Models: GPT-2, BERT, LLAMA, DeepSeek, YOLO
Most models can be run through C++ and Python, which have many libraries for gathering metrics. We will will also be using a variety of different GPUs in order to explore how mult-tenancy can impact GPUs with varying power. We also want to run varying sized models to see how parameter count and model size affect multi-tenancy results. The models that we chose vary in size and use cases, which will allow for more complex analysis and experiments for real world use cases.

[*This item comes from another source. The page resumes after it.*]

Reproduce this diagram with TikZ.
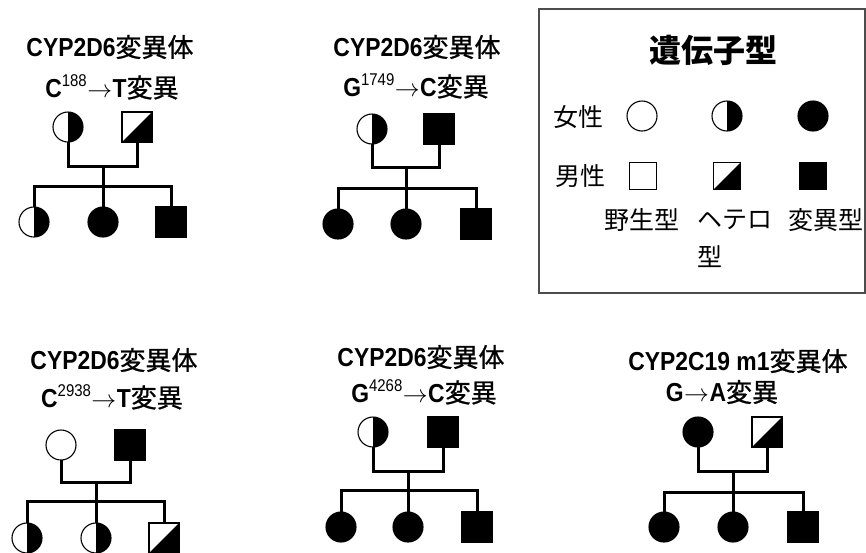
\documentclass[tikz,border=0pt]{standalone}
\usepackage{fontspec}
\newfontfamily\jpf{Noto Sans CJK JP}
\newfontfamily\jpt{Noto Sans CJK JP}[FakeBold=0.9]
\newfontfamily\latf{Liberation Sans}[FakeStretch=0.88]
\newcommand\tlat[1]{{\latf\bfseries #1}}
\newcommand\tjp[1]{{\jpt #1}}
\newcommand\upnum[1]{\raisebox{0.42em}{\fontsize{17}{17}\selectfont\latf #1}}
\newcommand\tarr{\hspace{0.5pt}{\fontsize{23}{23}\selectfont$\rightarrow$}\hspace{0.5pt}}
\begin{document}
\begin{tikzpicture}[x=1pt,y=-1pt,
  sym/.style={draw=black, line width=1.1pt, inner sep=0pt, outer sep=0pt},
  fem/.style={sym, circle, minimum size=30pt},
  femhet/.style={fem, path picture={\fill[black] (path picture bounding box.north) rectangle (path picture bounding box.south east);}},
  femaff/.style={fem, fill=black},
  mal/.style={sym, rectangle, minimum size=30pt},
  malhet/.style={mal, path picture={\fill[black] (path picture bounding box.south west) -- (path picture bounding box.north east) -- (path picture bounding box.south east) -- cycle;}},
  malaff/.style={mal, fill=black},
  conn/.style={line width=3pt, line cap=butt, line join=miter},
  ttl/.style={inner sep=0pt, font=\fontsize{26}{26}\selectfont},
  lgd/.style={inner sep=0pt, font=\fontsize{25}{25}\selectfont\jpf}
]
\useasboundingbox (0,0) rectangle (866,552);

% ---------- Panel 1 ----------
\node[ttl] (t1a) at (110,47) {\tlat{CYP2D6}\tjp{変異体}};
\node[ttl] (t1b) at (112,87) {\tlat{C}\upnum{188}\tarr\tlat{T}\tjp{変異}};
\node[femhet] (m1) at (68,127) {};
\node[malhet] (f1) at (137,127) {};
\coordinate (j1) at (103,166);
\coordinate (s1) at (103,186);
\node[femhet] (k11) at (34,222) {};
\node[femaff] (k12) at (103,222) {};
\node[malaff] (k13) at (171,222) {};
\draw[conn] (m1.south) |- (j1) -| (f1.south);
\draw[conn] (j1) -- (k12.north);
\draw[conn] (k11.north) |- (s1) -| (k13.north);

% ---------- Panel 2 ----------
\node[ttl] (t2a) at (417,47) {\tlat{CYP2D6}\tjp{変異体}};
\node[ttl] (t2b) at (416,86) {\tlat{G}\upnum{1749}\tarr\tlat{C}\tjp{変異}};
\node[femhet] (m2) at (372,129) {};
\node[malaff] (f2) at (439,129) {};
\coordinate (j2) at (406,167);
\coordinate (s2) at (406,188);
\node[femaff] (k21) at (338,224) {};
\node[femaff] (k22) at (406,224) {};
\node[malaff] (k23) at (476,224) {};
\draw[conn] (m2.south) |- (j2) -| (f2.south);
\draw[conn] (j2) -- (k22.north);
\draw[conn] (k21.north) |- (s2) -| (k23.north);

% ---------- Panel 3 ----------
\node[ttl] (t3a) at (114,360) {\tlat{CYP2D6}\tjp{変異体}};
\node[ttl] (t3b) at (112,397) {\tlat{C}\upnum{2938}\tarr\tlat{T}\tjp{変異}};
\node[fem] (m3) at (61,445) {};
\node[malaff] (f3) at (130,445) {};
\coordinate (j3) at (96,482);
\coordinate (s3) at (96,501);
\node[femhet] (k31) at (27,538) {};
\node[femhet] (k32) at (96,538) {};
\node[malhet] (k33) at (164,538) {};
\draw[conn] (m3.south) |- (j3) -| (f3.south);
\draw[conn] (j3) -- (k32.north);
\draw[conn] (k31.north) |- (s3) -| (k33.north);

% ---------- Panel 4 ----------
\node[ttl] (t4a) at (421,357) {\tlat{CYP2D6}\tjp{変異体}};
\node[ttl] (t4b) at (424,392) {\tlat{G}\upnum{4268}\tarr\tlat{C}\tjp{変異}};
\node[femhet] (m4) at (373,432) {};
\node[malaff] (f4) at (443,432) {};
\coordinate (j4) at (408,471);
\coordinate (s4) at (408,490);
\node[femaff] (k41) at (341,527) {};
\node[femaff] (k42) at (408,527) {};
\node[malaff] (k43) at (477,527) {};
\draw[conn] (m4.south) |- (j4) -| (f4.south);
\draw[conn] (j4) -- (k42.north);
\draw[conn] (k41.north) |- (s4) -| (k43.north);

% ---------- Panel 5 ----------
\node[ttl] (t5a) at (738,361) {\tlat{CYP2C19 m1}\tjp{変異体}};
\node[ttl] (t5b) at (722,392) {\tlat{G}\tarr\tlat{A}\tjp{変異}};
\node[femaff] (m5) at (698,432) {};
\node[malhet] (f5) at (767,432) {};
\coordinate (j5) at (733,471);
\coordinate (s5) at (733,492);
\node[femaff] (k51) at (664,527) {};
\node[femaff] (k52) at (733,527) {};
\node[malaff] (k53) at (803,527) {};
\draw[conn] (m5.south) |- (j5) -| (f5.south);
\draw[conn] (j5) -- (k52.north);
\draw[conn] (k51.north) |- (s5) -| (k53.north);

% ---------- Legend ----------
\node[draw=black!70, line width=1.5pt, minimum width=326pt, minimum height=284pt, inner sep=0pt] (box) at (702,151) {};
\node[inner sep=0pt, font=\fontsize{32}{32}\selectfont\jpf\bfseries] (lt) at (713,50) {遺伝子型};
\node[lgd] (lf) at (578,117) {女性};
\node[lgd] (lm) at (580,176) {男性};
\node[fem] (lf1) at (642,116) {};
\node[femhet] (lf2) at (727,116) {};
\node[femaff] (lf3) at (813,116) {};
\node[mal, minimum size=27pt] (lm1) at (643,176) {};
\node[malhet, minimum size=27pt] (lm2) at (727,176) {};
\node[malaff, minimum size=27pt] (lm3) at (813,176) {};
\node[lgd] (lw) at (642,220) {野生型};
\node[lgd, anchor=west] (lh) at (697,220) {ヘテロ};
\node[lgd, anchor=west] (lh2) at (697,257) {型};
\node[lgd] (lv) at (826,220) {変異型};
\end{tikzpicture}
\end{document}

Using GPUs is the natural choice since most models in deployment run on GPUs and utilize resources like Tensor Cores and SMs. Additionally, Nvidia’s tooling provides good visibility into kernel-level interactions.
Schedule
Week of Nov 17th: Explore research in this area and understand how to run and benchmark the different models Understand how to use MPS and running multiple models with batch requests. Set up infrastructure/ environment for running multiple models concurrently, controlling batch sizes, timing and logging.
Week of Nov 24th: Obtain different benchmarks for the models. Start with isolated base lines (model running alone), before investigating different combinations and variables. Collect Nsight data (if available).
Week of Dec 1st: Analyze the data and find possible areas of optimization. Possibly create scheduler or scheduling ideas. Write up insights and patterns.